Monthly Meeting

Projected rise in demand for economically critical minerals coupled with a monopolistic global marketplace for these minerals has caused concern over supply chain vulnerabilities, which would impact energy, national defense, and advanced technology manufacturing. Domestic production of critical minerals is hindered by expensive and non-portable methods for analyzing metal concentration, which is vital both for resource prospecting and process monitoring. Here, photoluminescence-based sensing materials and platforms will be discussed for multiple energy relevant metals, a suite of technologies that was recently selected as a 2025 R&D100 Awardee. Specific sensing materials include a metal-organic framework comprised of zinc, adenine, and trimesic acid capable of simultaneously detecting and distinguishing down to part-per-billion levels of the rare earths terbium, europium, samarium, dysprosium, ytterbium, and neodymium through a photosensitization mechanism. Moreover, immobilization of the sensing material onto an optical fiber platform enhances performance in harsh streams by enabling solvent removal, which reduces vibrational quenching, and also facilitates material recycling and re-use. The sensing material-coated tip is then integrated with a compact fiber optic platform for easy transport to the field.

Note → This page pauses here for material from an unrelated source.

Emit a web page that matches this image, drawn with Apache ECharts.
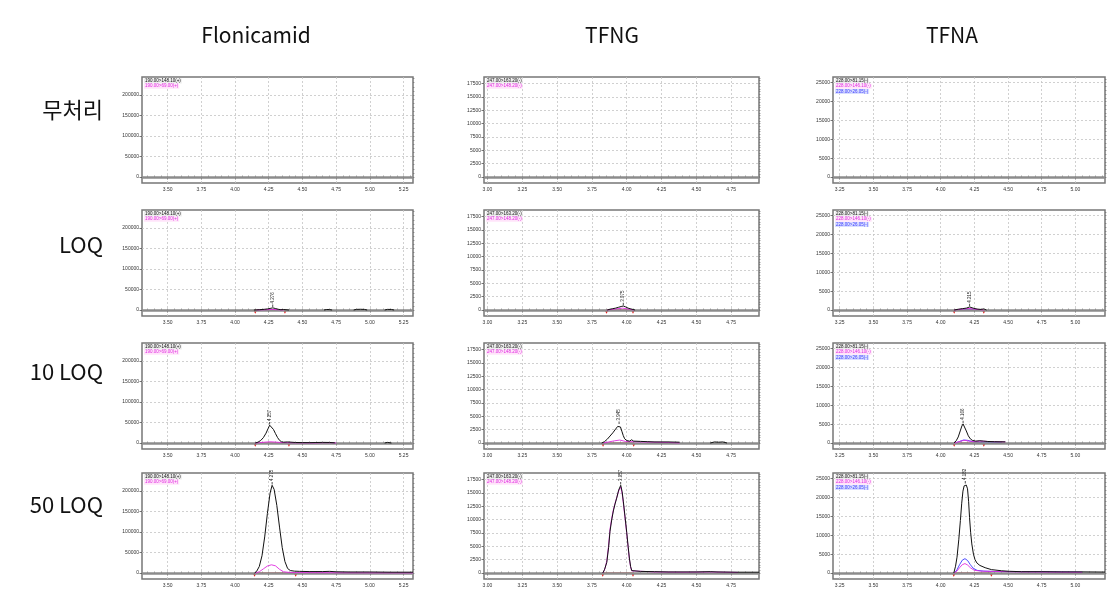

A similar optical set-up is coupled with two different carbon dot materials, which can detect low part-per-million concentrations of cobalt and iron in acidic environments and metal process streams. Additionally, monitoring of trace aluminum concentration is demonstrated using metal-organic framework thin films grown onto metal oxide substrates, and the sensor is successfully used to compare aluminum content in real fly ash leachates.